The company is updating its at-the-market equity program to permit additional sales of its Class A Ordinary Shares, with a maximum aggregate offering price of $1,009,005 through A.G.P./Alliance Global Partners under an existing Sales Agreement.

How much can MNDR now offer and sell under its Form F-3 registration statement?

The cap on primary offerings under the registration statement has been increased from $1,253,948 to $2,262,250, subject to the one-third public float limitation in General Instruction I.B.5 of Form F-3.

How much has MNDR already sold under the at-the-market program?

From the date of the prior prospectus to this supplement, MNDR has offered and sold Class A Ordinary Shares with an aggregate market value of $1,253,245 under the Sales Agreement.

What is MNDR’s public float and how is it calculated in this supplement?

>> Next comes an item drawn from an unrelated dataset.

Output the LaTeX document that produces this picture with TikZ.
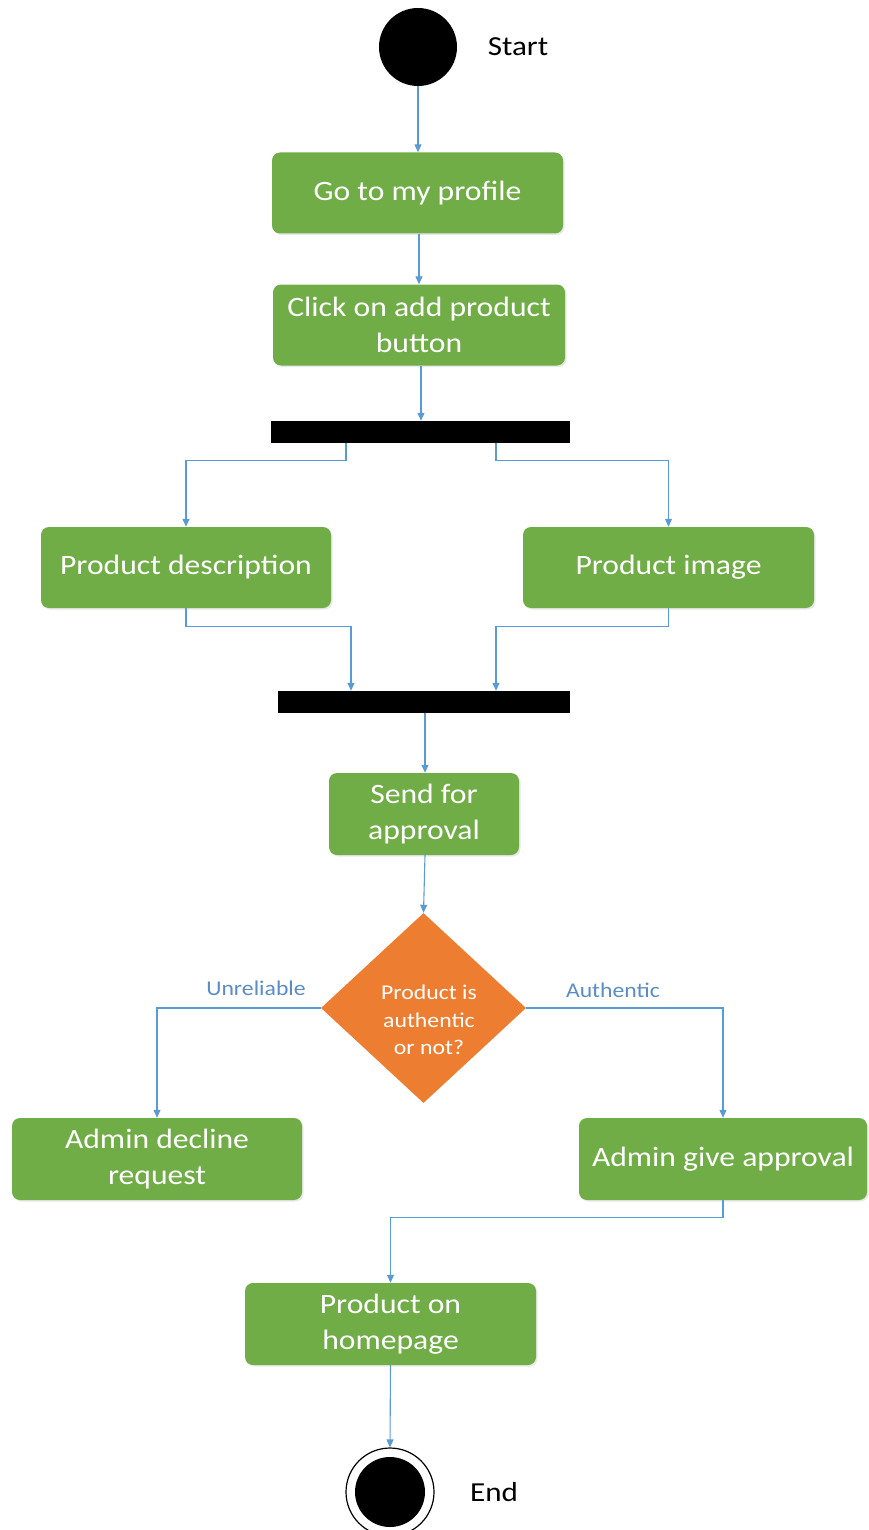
\documentclass[tikz,border=0pt]{standalone}
\usepackage{fontspec}
\setmainfont{Carlito}[FakeStretch=1.13]
\usetikzlibrary{arrows.meta,shapes.geometric,calc,shadows}
\definecolor{actgreen}{HTML}{70AD47}
\definecolor{decorange}{HTML}{ED7D31}
\definecolor{flowblue}{HTML}{5B9BD5}
\definecolor{guardblue}{HTML}{5B8DC4}
\tikzset{
  activity/.style={rectangle, rounded corners=8pt, fill=actgreen, text=white,
    align=center, inner sep=0pt, font=\fontsize{28}{36}\selectfont,
    drop shadow={opacity=0.18, shadow xshift=1.5pt, shadow yshift=-1.5pt}},
  syncbar/.style={rectangle, fill=black, inner sep=0pt},
  decision/.style={diamond, fill=decorange, inner sep=0pt},
  flow/.style={draw=flowblue, line width=1.1pt,
    -{Triangle[length=8pt,width=7pt]}},
  guard/.style={text=guardblue, font=\fontsize{21}{24}\selectfont},
  caption/.style={font=\fontsize{27.5}{30}\selectfont}
}
\begin{document}
\begin{tikzpicture}[x=1pt,y=-1pt]
  \useasboundingbox (0,0) rectangle (868,1530);

  % initial state
  \node[circle, fill=black, minimum size=78pt, inner sep=0pt] (start) at (418,47) {};
  \node[caption] (startlbl) at (518,47) {Start};

  % activities
  \node[activity, minimum width=291pt, minimum height=81pt] (profile) at (417.5,193) {Go to my profile};
  \node[activity, minimum width=292pt, minimum height=81pt] (click) at (419,325) {Click on add product\\button};
  \node[syncbar, minimum width=299pt, minimum height=22pt] (fork) at (420.5,432) {};
  \node[activity, minimum width=290pt, minimum height=81pt] (desc) at (186,567.5) {Product description};
  \node[activity, minimum width=291pt, minimum height=81pt] (image) at (668.5,567.5) {Product image};
  \node[syncbar, minimum width=292pt, minimum height=22pt] (join) at (424,702) {};
  \node[activity, minimum width=190pt, minimum height=82pt] (send) at (424,814) {Send for\\approval};

  % decision
  \node[decision, minimum width=205pt, minimum height=190pt] (check) at (423.5,1008) {};
  \node[text=white, align=center, font=\fontsize{21}{27.5}\selectfont] (checktxt) at (429,1020) {Product is\\authentic\\or not?};

  \node[activity, minimum width=290pt, minimum height=82pt] (decline) at (157,1159) {Admin decline\\request};
  \node[activity, minimum width=288pt, minimum height=82pt] (approve) at (723,1159) {Admin give approval};
  \node[activity, minimum width=291pt, minimum height=82pt] (home) at (390.5,1324) {Product on\\homepage};

  % final state
  \node[circle, draw=black, line width=1.2pt, minimum size=88pt, inner sep=0pt] (endring) at (390,1492) {};
  \node[circle, fill=black, minimum size=70pt, inner sep=0pt] (end) at (390,1492) {};
  \node[caption] (endlbl) at (494,1492) {End};

  % guard labels
  \node[guard] (unrel) at (256,988) {Unreliable};
  \node[guard] (auth) at (613,990) {Authentic};

  % control flow
  \draw[flow] (start.south) -- (start.south |- profile.north);
  \draw[flow] ([xshift=1.5pt]profile.south) -- ([xshift=1.5pt]profile.south |- click.north);
  \draw[flow] ([xshift=2pt]click.south) -- ([xshift=2pt]click.south |- fork.north);
  \draw[flow] ([xshift=-74.5pt]fork.south) -- ++(0,17) -| (desc.north);
  \draw[flow] ([xshift=75.5pt]fork.south) -- ++(0,17) -| (image.north);
  \draw[flow] (desc.south) -- ++(0,18) -| ([xshift=-73pt]join.north);
  \draw[flow] (image.south) -- ++(0,18) -| ([xshift=72pt]join.north);
  \draw[flow] ([xshift=1pt]join.south) -- ([xshift=1pt]join.south |- send.north);
  \draw[flow] ([xshift=1pt]send.south) -- (check.north);
  \draw[flow] (check.west) -| (decline.north);
  \draw[flow] (check.east) -| (approve.north);
  \draw[flow] (approve.south) -- ++(0,17) -| (home.north);
  \draw[flow] (home.south) -- (endring.north);
\end{tikzpicture}
\end{document}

The public float is stated as $6,786,752.50 as of November 21, 2025, based on 1,428,790 Class A Ordinary Shares held by non-affiliates at a price of $4.75 per share.

On which exchange are MNDR Class A Ordinary Shares listed and what was the recent price?

MNDR’s Class A Ordinary Shares are listed on The Nasdaq Capital Market under the symbol "MNDR". The last reported sale price on November 21, 2025 was $4.75 per share.

What fees will MNDR pay to A.G.P. for selling shares under the at-the-market program?

For sales under the Sales Agreement, MNDR will pay the Sales Agent a commission equal to 3.0% of the gross proceeds from Class A Ordinary Shares sold, plus reimbursement of certain expenses.

What limits apply to MNDR’s use of Form F-3 for primary offerings?

Under General Instruction I.B.5 of Form F-3, MNDR may not sell securities in a public primary offering with a value exceeding one-third of its public float in any 12-month period while its public float remains below $75,000,000.